Figure scripts:
'''

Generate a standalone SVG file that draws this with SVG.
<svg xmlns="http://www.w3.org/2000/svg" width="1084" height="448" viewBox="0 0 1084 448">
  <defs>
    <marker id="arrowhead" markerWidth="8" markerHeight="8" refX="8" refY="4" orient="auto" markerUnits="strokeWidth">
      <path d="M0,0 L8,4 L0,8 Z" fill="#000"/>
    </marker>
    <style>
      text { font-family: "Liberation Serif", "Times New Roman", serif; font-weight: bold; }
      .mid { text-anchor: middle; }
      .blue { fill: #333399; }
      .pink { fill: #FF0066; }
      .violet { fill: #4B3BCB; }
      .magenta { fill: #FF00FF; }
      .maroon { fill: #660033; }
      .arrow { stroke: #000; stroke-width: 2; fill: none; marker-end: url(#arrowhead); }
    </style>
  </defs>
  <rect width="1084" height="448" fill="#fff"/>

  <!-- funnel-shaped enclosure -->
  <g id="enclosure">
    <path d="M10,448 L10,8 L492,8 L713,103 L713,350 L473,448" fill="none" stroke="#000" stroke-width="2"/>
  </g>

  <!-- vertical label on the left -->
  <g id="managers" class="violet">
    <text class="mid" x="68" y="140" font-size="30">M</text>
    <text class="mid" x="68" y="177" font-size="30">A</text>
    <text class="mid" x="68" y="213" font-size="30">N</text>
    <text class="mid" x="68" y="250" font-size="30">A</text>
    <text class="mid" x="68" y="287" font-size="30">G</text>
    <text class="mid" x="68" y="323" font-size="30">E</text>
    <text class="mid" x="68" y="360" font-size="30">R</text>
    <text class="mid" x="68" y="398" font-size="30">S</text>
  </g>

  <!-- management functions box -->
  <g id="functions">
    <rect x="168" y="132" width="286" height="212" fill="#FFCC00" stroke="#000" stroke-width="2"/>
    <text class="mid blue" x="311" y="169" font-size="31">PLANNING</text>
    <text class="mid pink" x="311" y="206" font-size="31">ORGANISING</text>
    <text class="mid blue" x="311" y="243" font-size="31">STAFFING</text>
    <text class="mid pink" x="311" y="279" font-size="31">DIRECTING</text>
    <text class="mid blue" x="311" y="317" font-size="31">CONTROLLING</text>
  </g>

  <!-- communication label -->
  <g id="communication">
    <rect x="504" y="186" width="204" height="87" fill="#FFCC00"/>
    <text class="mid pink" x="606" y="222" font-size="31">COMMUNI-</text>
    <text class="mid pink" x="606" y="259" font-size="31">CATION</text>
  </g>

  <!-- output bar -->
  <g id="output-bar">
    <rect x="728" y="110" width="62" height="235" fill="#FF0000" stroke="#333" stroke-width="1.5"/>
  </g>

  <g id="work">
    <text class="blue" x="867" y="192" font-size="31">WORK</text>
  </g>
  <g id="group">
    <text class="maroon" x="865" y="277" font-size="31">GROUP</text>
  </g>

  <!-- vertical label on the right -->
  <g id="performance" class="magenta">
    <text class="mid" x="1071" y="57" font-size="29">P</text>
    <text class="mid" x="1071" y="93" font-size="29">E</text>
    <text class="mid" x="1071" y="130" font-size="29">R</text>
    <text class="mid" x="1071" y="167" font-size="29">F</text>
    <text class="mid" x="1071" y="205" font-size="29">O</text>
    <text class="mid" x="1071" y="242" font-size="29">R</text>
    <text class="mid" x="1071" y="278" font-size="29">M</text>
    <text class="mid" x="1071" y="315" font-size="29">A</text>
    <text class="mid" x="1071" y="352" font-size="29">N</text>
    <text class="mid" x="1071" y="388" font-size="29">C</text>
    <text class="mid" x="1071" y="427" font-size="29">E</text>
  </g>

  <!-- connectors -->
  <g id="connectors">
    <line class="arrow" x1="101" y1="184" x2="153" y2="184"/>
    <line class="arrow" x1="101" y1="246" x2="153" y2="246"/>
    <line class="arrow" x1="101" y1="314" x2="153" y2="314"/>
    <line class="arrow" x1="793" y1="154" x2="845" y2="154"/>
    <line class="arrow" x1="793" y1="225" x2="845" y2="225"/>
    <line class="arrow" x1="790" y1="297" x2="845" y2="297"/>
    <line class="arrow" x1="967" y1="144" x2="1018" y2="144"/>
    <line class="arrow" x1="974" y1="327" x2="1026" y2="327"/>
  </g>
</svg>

'''
'''

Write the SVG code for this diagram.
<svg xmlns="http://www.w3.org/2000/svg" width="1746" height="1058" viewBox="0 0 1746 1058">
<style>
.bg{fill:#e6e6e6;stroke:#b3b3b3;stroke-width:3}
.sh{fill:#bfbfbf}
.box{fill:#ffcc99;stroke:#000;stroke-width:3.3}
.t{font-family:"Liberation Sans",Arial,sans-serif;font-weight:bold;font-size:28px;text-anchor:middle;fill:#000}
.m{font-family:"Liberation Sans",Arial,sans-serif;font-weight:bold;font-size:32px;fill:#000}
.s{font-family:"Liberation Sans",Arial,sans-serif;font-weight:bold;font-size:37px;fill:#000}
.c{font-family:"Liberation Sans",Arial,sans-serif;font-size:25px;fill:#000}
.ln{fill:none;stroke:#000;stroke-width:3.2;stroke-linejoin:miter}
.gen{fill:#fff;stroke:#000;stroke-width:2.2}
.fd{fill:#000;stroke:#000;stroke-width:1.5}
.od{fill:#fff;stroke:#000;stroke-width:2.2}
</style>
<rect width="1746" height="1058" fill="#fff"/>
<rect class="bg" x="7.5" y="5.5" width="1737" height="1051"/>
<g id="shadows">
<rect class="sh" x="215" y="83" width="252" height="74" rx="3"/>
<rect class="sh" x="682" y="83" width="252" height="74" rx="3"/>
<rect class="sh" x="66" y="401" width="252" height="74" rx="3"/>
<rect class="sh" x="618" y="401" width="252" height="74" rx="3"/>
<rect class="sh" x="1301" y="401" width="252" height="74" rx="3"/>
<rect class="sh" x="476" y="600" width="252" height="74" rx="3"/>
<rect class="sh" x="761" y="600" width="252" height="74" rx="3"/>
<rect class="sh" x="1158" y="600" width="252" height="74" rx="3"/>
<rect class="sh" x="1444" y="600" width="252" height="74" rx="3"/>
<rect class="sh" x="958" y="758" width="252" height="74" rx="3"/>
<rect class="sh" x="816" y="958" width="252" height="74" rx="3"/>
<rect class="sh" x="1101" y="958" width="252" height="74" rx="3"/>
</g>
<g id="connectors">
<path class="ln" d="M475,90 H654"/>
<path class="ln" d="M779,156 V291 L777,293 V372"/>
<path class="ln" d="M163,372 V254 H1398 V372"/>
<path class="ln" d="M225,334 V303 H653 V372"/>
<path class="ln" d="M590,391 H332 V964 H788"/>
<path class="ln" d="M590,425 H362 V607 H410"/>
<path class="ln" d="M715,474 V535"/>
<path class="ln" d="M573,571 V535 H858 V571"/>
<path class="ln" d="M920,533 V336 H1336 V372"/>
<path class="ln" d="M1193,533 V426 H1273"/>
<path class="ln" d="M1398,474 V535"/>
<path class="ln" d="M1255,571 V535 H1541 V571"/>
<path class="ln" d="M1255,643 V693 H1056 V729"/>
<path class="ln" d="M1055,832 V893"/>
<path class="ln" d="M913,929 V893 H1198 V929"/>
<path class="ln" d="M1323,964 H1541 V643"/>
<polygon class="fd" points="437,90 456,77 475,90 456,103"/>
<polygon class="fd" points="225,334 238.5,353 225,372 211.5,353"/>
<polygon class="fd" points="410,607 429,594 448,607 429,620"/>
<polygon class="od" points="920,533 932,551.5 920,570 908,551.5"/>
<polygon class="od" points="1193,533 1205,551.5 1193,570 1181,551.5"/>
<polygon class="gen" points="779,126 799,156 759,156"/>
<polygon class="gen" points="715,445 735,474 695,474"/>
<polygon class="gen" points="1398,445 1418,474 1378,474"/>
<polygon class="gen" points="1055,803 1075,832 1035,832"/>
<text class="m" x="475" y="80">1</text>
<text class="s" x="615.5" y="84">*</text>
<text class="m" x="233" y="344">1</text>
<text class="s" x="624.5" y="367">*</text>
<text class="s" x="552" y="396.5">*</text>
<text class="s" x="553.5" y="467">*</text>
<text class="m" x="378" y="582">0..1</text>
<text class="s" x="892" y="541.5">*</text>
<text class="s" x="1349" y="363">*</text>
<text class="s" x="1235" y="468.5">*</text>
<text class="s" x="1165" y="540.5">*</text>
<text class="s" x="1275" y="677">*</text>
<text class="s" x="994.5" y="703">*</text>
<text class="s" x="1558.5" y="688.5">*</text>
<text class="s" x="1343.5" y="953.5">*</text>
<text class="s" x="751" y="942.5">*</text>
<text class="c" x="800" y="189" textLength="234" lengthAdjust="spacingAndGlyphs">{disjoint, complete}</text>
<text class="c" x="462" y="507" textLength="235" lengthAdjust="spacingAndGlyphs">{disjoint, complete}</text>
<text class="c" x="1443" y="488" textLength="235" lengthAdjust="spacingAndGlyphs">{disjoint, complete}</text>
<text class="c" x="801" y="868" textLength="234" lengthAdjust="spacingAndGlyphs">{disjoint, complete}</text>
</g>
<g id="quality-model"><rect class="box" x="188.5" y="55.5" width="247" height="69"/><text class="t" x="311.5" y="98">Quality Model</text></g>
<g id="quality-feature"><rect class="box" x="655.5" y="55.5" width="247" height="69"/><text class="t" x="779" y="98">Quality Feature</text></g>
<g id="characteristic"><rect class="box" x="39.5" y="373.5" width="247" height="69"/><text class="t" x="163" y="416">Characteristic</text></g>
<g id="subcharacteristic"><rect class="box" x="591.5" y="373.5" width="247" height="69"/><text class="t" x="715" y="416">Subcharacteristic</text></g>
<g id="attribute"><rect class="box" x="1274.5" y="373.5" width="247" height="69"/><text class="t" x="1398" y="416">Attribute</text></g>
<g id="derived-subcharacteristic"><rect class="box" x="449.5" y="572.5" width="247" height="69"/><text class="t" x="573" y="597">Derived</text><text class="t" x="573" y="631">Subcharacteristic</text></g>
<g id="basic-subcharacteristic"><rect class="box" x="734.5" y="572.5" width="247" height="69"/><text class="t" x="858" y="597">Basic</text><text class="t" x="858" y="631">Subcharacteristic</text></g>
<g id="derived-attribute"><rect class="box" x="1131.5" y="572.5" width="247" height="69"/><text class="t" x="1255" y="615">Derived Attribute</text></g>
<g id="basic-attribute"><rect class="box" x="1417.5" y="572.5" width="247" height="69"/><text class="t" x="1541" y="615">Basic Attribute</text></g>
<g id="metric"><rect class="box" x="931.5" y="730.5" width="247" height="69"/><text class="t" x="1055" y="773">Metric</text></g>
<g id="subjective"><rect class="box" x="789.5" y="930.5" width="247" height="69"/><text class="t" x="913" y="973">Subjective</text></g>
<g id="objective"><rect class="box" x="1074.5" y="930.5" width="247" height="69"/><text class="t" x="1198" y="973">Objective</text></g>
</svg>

'''

**OBJECTIVE**
The word "this" may appear on some lines. Report how many lines hold it, giving the number alone.

**SOLUTION**
2